• _Raw data_:
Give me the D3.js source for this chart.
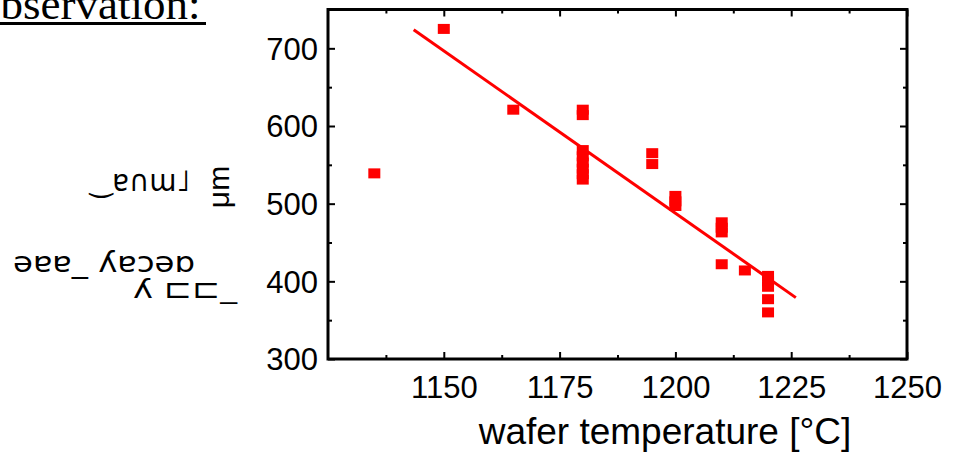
<!DOCTYPE html>
<html>
<head>
<meta charset="utf-8">
<script src="https://cdn.jsdelivr.net/npm/d3@7"></script>
<style>
  html, body { margin: 0; padding: 0; background: #fff; overflow: hidden; }
  svg { display: block; }
</style>
</head>
<body>
<svg id="chart" width="962" height="453"></svg>
<script>
// ---- data ----
const temperature = [1135, 1150, 1165,
  1180, 1180, 1180, 1180, 1180, 1180, 1180, 1180,
  1195, 1195,
  1200, 1200, 1200,
  1210, 1210, 1210, 1210,
  1215,
  1220, 1220, 1220, 1220, 1220];
const thickness = [539, 725, 621,
  621, 614, 569, 561, 553, 545, 538, 531,
  565, 551,
  510, 503, 497,
  476, 469, 463, 422,
  414,
  407, 400, 393, 377, 360];
const fitX = [1143.5, 1226];
const fitY = [724, 379];
const xMajorTicks = [1150, 1175, 1200, 1225, 1250];
const xMinorTicks = [1137.5, 1162.5, 1187.5, 1212.5, 1237.5];
const yMajorTicks = [300, 400, 500, 600, 700];
const yMinorTicks = [350, 450, 550, 650];
const xTitle = "wafer temperature [°C]";
const headText = "observation:";

// ---- drawing ----
const svg = d3.select("#chart");
const pLeft = 328, pRight = 907, pTop = 9.5, pBottom = 359;
const x = d3.scaleLinear().domain([1125, 1250]).range([pLeft, pRight]);
const y = d3.scaleLinear().domain([300, 750]).range([pBottom, pTop]);
const sans = "'Liberation Sans', Arial, Helvetica, sans-serif";
const red = "#ff0000";

// heading fragment at top-left
svg.append("text")
  .attr("x", -22).attr("y", 19)
  .attr("font-family", "'Liberation Serif', 'Times New Roman', serif")
  .attr("font-size", 45).attr("fill", "#000")
  .text(headText);
svg.append("line")
  .attr("x1", 0).attr("x2", 206).attr("y1", 23.5).attr("y2", 23.5)
  .attr("stroke", "#000").attr("stroke-width", 3);

// garbled rotated y-axis title, as in the reference
const glyph = svg.append("g").attr("fill", "#000").attr("font-family", "'DejaVu Sans', sans-serif");
glyph.append("text").attr("x", 90).attr("y", 191).attr("font-size", 30)
  .attr("textLength", 100).attr("lengthAdjust", "spacingAndGlyphs").text("‿ɐ∩ɯ˩");
glyph.append("text").attr("transform", "translate(229,187) rotate(-90)")
  .attr("text-anchor", "middle").attr("font-family", sans).attr("font-size", 30).text("μm");
glyph.append("text").attr("x", 13).attr("y", 272).attr("font-size", 28)
  .attr("textLength", 182).attr("lengthAdjust", "spacingAndGlyphs").text("ǝɐɐ_ ʎɐɔǝɒ");
glyph.append("text").attr("x", 133).attr("y", 298).attr("font-size", 26)
  .attr("textLength", 104).attr("lengthAdjust", "spacingAndGlyphs").text("ʎ ⊏⊏_");

// axes (ticks point inwards on all four sides)
function styleAxis(g) {
  g.select(".domain").remove();
  g.selectAll(".tick line").attr("stroke", "#000").attr("stroke-width", 2);
}
svg.append("g").attr("transform", `translate(0,${pBottom})`)
  .call(d3.axisBottom(x).tickValues(xMajorTicks).tickSize(-7).tickFormat(d3.format("d")))
  .call(styleAxis)
  .call(g => g.selectAll("text").attr("y", 39).attr("dy", 0)
    .attr("font-family", sans).attr("font-size", 31).attr("fill", "#000"));
svg.append("g").attr("transform", `translate(0,${pBottom})`)
  .call(d3.axisBottom(x).tickValues(xMinorTicks).tickSize(-4).tickFormat(""))
  .call(styleAxis);
svg.append("g").attr("transform", `translate(0,${pTop})`)
  .call(d3.axisTop(x).tickValues(xMajorTicks).tickSize(-7).tickFormat(""))
  .call(styleAxis);
svg.append("g").attr("transform", `translate(0,${pTop})`)
  .call(d3.axisTop(x).tickValues(xMinorTicks).tickSize(-4).tickFormat(""))
  .call(styleAxis);
svg.append("g").attr("transform", `translate(${pLeft},0)`)
  .call(d3.axisLeft(y).tickValues(yMajorTicks).tickSize(-7).tickPadding(10).tickFormat(d3.format("d")))
  .call(styleAxis)
  .call(g => g.selectAll("text").attr("font-family", sans).attr("font-size", 31).attr("fill", "#000").attr("dy", "0.35em"));
svg.append("g").attr("transform", `translate(${pLeft},0)`)
  .call(d3.axisLeft(y).tickValues(yMinorTicks).tickSize(-4).tickFormat(""))
  .call(styleAxis);
svg.append("g").attr("transform", `translate(${pRight},0)`)
  .call(d3.axisRight(y).tickValues(yMajorTicks).tickSize(-7).tickFormat(""))
  .call(styleAxis);
svg.append("g").attr("transform", `translate(${pRight},0)`)
  .call(d3.axisRight(y).tickValues(yMinorTicks).tickSize(-4).tickFormat(""))
  .call(styleAxis);

// frame
svg.append("rect")
  .attr("x", pLeft).attr("y", pTop).attr("width", pRight - pLeft).attr("height", pBottom - pTop)
  .attr("fill", "none").attr("stroke", "#000").attr("stroke-width", 3);

// x title
svg.append("text")
  .attr("x", 665).attr("y", 444).attr("text-anchor", "middle")
  .attr("font-family", sans).attr("font-size", 37).attr("fill", "#000")
  .text(xTitle);

// fit line
svg.append("path")
  .datum(fitX.map((d, i) => [d, fitY[i]]))
  .attr("d", d3.line().x(d => x(d[0])).y(d => y(d[1])))
  .attr("stroke", red).attr("stroke-width", 3).attr("fill", "none");

// data squares
const pts = temperature.map((t, i) => ({ t, v: thickness[i] }));
svg.append("g").selectAll("rect").data(pts).join("rect")
  .attr("x", d => x(d.t) - 6).attr("y", d => y(d.v) - 5)
  .attr("width", 12).attr("height", 10)
  .attr("fill", red);
</script>
</body>
</html>
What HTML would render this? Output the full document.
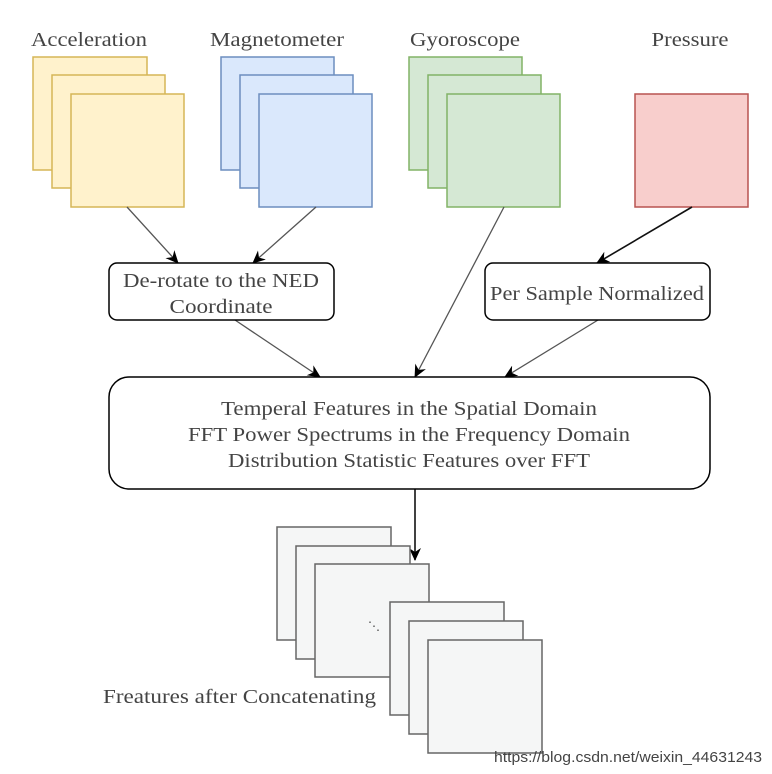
<!DOCTYPE html>
<html><head><meta charset="utf-8"><style>
html,body{margin:0;padding:0;background:#fff;}
svg{display:block;}
text{font-family:"Liberation Serif",serif;fill:#444;}
</style></head><body>
<svg width="772" height="774" viewBox="0 0 772 774" xmlns="http://www.w3.org/2000/svg">
<defs>
<marker id="a" markerWidth="14" markerHeight="14" refX="12" refY="6" orient="auto" markerUnits="userSpaceOnUse"><path d="M0,0 L13,6 L0,12 L4,6 z" fill="#000"/></marker>
</defs>
<g font-size="20" text-anchor="middle" lengthAdjust="spacingAndGlyphs">
<text x="89" y="46" textLength="116" lengthAdjust="spacingAndGlyphs">Acceleration</text>
<text x="277" y="46" textLength="134" lengthAdjust="spacingAndGlyphs">Magnetometer</text>
<text x="465" y="46" textLength="110" lengthAdjust="spacingAndGlyphs">Gyoroscope</text>
<text x="690" y="46" textLength="77" lengthAdjust="spacingAndGlyphs">Pressure</text>
</g>
<g stroke-width="1.5">
<g fill="#fff2cc" stroke="#d6b656">
<rect x="33" y="57" width="114" height="113"/><rect x="52" y="75" width="113" height="113"/><rect x="71" y="94" width="113" height="113"/></g>
<g fill="#dae8fc" stroke="#6c8ebf">
<rect x="221" y="57" width="113" height="113"/><rect x="240" y="75" width="113" height="113"/><rect x="259" y="94" width="113" height="113"/></g>
<g fill="#d5e8d4" stroke="#82b366">
<rect x="409" y="57" width="113" height="113"/><rect x="428" y="75" width="113" height="113"/><rect x="447" y="94" width="113" height="113"/></g>
<rect x="635" y="94" width="113" height="113" fill="#f8cecc" stroke="#b85450"/>
</g>
<g stroke="#555" stroke-width="1.3" marker-end="url(#a)">
<line x1="127" y1="207" x2="178" y2="263"/>
<line x1="316" y1="207" x2="253" y2="263"/>
<line x1="504" y1="207" x2="415" y2="377"/>
<line x1="235" y1="320" x2="320" y2="377"/>
<line x1="598" y1="320" x2="505" y2="377"/>
</g>
<line x1="692" y1="207" x2="597" y2="263" stroke="#111" stroke-width="1.6" marker-end="url(#a)"/>
<line x1="415" y1="489" x2="415" y2="560" stroke="#111" stroke-width="1.6" marker-end="url(#a)"/>
<rect x="109" y="263" width="225" height="57" rx="8" fill="#fff" stroke="#000" stroke-width="1.5"/>
<rect x="485" y="263" width="225" height="57" rx="8" fill="#fff" stroke="#000" stroke-width="1.5"/>
<rect x="109" y="377" width="601" height="112" rx="20" fill="#fff" stroke="#000" stroke-width="1.5"/>
<g font-size="20" text-anchor="middle">
<text x="221" y="287" textLength="196" lengthAdjust="spacingAndGlyphs">De-rotate to the NED</text>
<text x="221" y="313" textLength="103" lengthAdjust="spacingAndGlyphs">Coordinate</text>
<text x="597" y="300" textLength="214" lengthAdjust="spacingAndGlyphs">Per Sample Normalized</text>
<text x="409" y="415" textLength="376" lengthAdjust="spacingAndGlyphs">Temperal Features in the Spatial Domain</text>
<text x="409" y="441" textLength="442" lengthAdjust="spacingAndGlyphs">FFT Power Spectrums in the Frequency Domain</text>
<text x="409" y="467" textLength="362" lengthAdjust="spacingAndGlyphs">Distribution Statistic Features over FFT</text>
</g>
<g fill="#f5f6f6" stroke="#666" stroke-width="1.5">
<rect x="277" y="527" width="114" height="113"/><rect x="296" y="546" width="114" height="113"/><rect x="315" y="564" width="114" height="113"/>
<rect x="390" y="602" width="114" height="113"/><rect x="409" y="621" width="114" height="113"/><rect x="428" y="640" width="114" height="113"/>
</g>
<text x="368" y="630" font-size="12" fill="#777">⋱</text>
<text x="103" y="703" font-size="20" textLength="273" lengthAdjust="spacingAndGlyphs">Freatures after Concatenating</text>
<text x="494" y="762" font-size="15" fill="#e4e4e4" textLength="268" lengthAdjust="spacingAndGlyphs" style="font-family:'Liberation Sans',sans-serif">https://blog.csdn.net/weixin_44631243</text>
</svg>
</body></html>
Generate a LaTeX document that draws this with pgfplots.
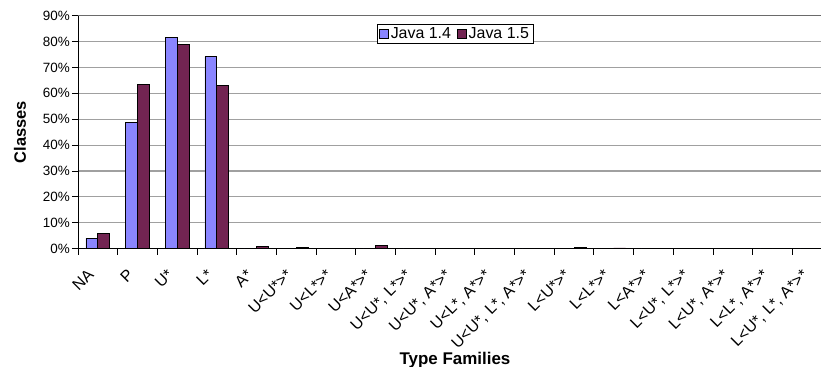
\documentclass[border=0pt]{standalone}
\usepackage{pgfplots}
\pgfplotsset{compat=1.18}
\usepackage{fontspec}
\setmainfont{Liberation Sans}

\definecolor{javaA}{HTML}{8A85FF}
\definecolor{javaB}{HTML}{722452}
\definecolor{gridgray}{HTML}{A0A0A0}
\definecolor{framegray}{HTML}{6A6A6A}

% Share of classes per type family, in percent (categories 0..18)
\pgfplotstableread{
x  j14   j15
0  4.0   5.8
1  48.9  63.5
2  81.5  78.9
3  74.1  63.2
4  0     0.8
5  0.2   0.6
6  0     0
7  0     1.4
8  0     0
9  0     0.1
10 0     0
11 0     0
12 0     0.4
13 0     0.3
14 0     0.2
15 0     0.1
16 0     0
17 0     0
18 0     0
}\famdata

\begin{document}
\begin{tikzpicture}
\begin{axis}[
  scale only axis,
  width=754bp, height=233bp,
  xmin=-0.5, xmax=18.5,
  ymin=0, ymax=90,
  ybar=0pt, bar width=0.3,
  axis x line*=bottom, axis y line*=left,
  axis line style={black, line width=0.9bp, -},
  tick align=outside,
  major tick length=6bp,
  tick style={black, line width=0.9bp},
  xtick={-0.5,0.5,...,18.5},
  x tick label as interval,
  xticklabels={NA,P,U*,L*,A*,U<U*>*,U<L*>*,U<A*>*,{U<U*, L*>*},{U<U*, A*>*},{U<L*, A*>*},{U<U*, L*, A*>*},L<U*>*,L<L*>*,L<A*>*,{L<U*, L*>*},{L<U*, A*>*},{L<L*, A*>*},{L<U*, L*, A*>*}},
  x tick label style={xshift=-11bp, yshift=-12bp, rotate=45, anchor=north east, font=\fontsize{16}{18}\selectfont, inner sep=1bp},
  ytick={0,10,...,90},
  yticklabels={0\%,10\%,20\%,30\%,40\%,50\%,60\%,70\%,80\%,90\%},
  y tick label style={font=\fontsize{13.5}{15}\selectfont, inner sep=1bp, xshift=-1bp},
  ymajorgrids,
  grid style={gridgray, line width=1.1bp},
  ylabel={Classes},
  ylabel style={font=\fontsize{16.5}{18}\selectfont\bfseries, at={(rel axis cs:0,0.5)}, anchor=center, yshift=58bp},
  xlabel={Type Families},
  xlabel style={font=\fontsize{17}{19}\selectfont\bfseries, at={(rel axis cs:0.5,0)}, anchor=base, yshift=-115.3bp},
  legend columns=2,
  legend style={at={(rel axis cs:0.5,0.921)}, anchor=center, draw=black, line width=0.8bp,
    font=\fontsize{16}{17}\selectfont, inner xsep=2bp, inner ysep=1bp,
    /tikz/every even column/.append style={column sep=4bp}},
  legend image code/.code={\draw[#1, draw=black, line width=0.7bp] (0bp,-4.5bp) rectangle (9bp,4.5bp);},
  clip=false,
]
\addplot[fill=javaA, draw=black, line width=0.8bp] table[x=x, y=j14] {\famdata};
\addplot[fill=javaB, draw=black, line width=0.8bp] table[x=x, y=j15] {\famdata};
\legend{Java 1.4, Java 1.5}
\draw[framegray, line width=1.4bp] (rel axis cs:0,1) -- (rel axis cs:1,1);
\coordinate (lo) at (rel axis cs:0,0);
\coordinate (hi) at (rel axis cs:0,1);
\end{axis}
\pgfresetboundingbox
\path[use as bounding box] ([xshift=-78bp,yshift=-118.3bp]lo) rectangle ([xshift=743bp,yshift=15.7bp]hi);
\end{tikzpicture}
\end{document}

• _Given exercise_: Take every line from the data above that holds "this" and copy it out.

• _Response_:
Give me the D3.js source for this chart.
What HTML would render this? Output the full document.
Generate a LaTeX document that draws this with pgfplots.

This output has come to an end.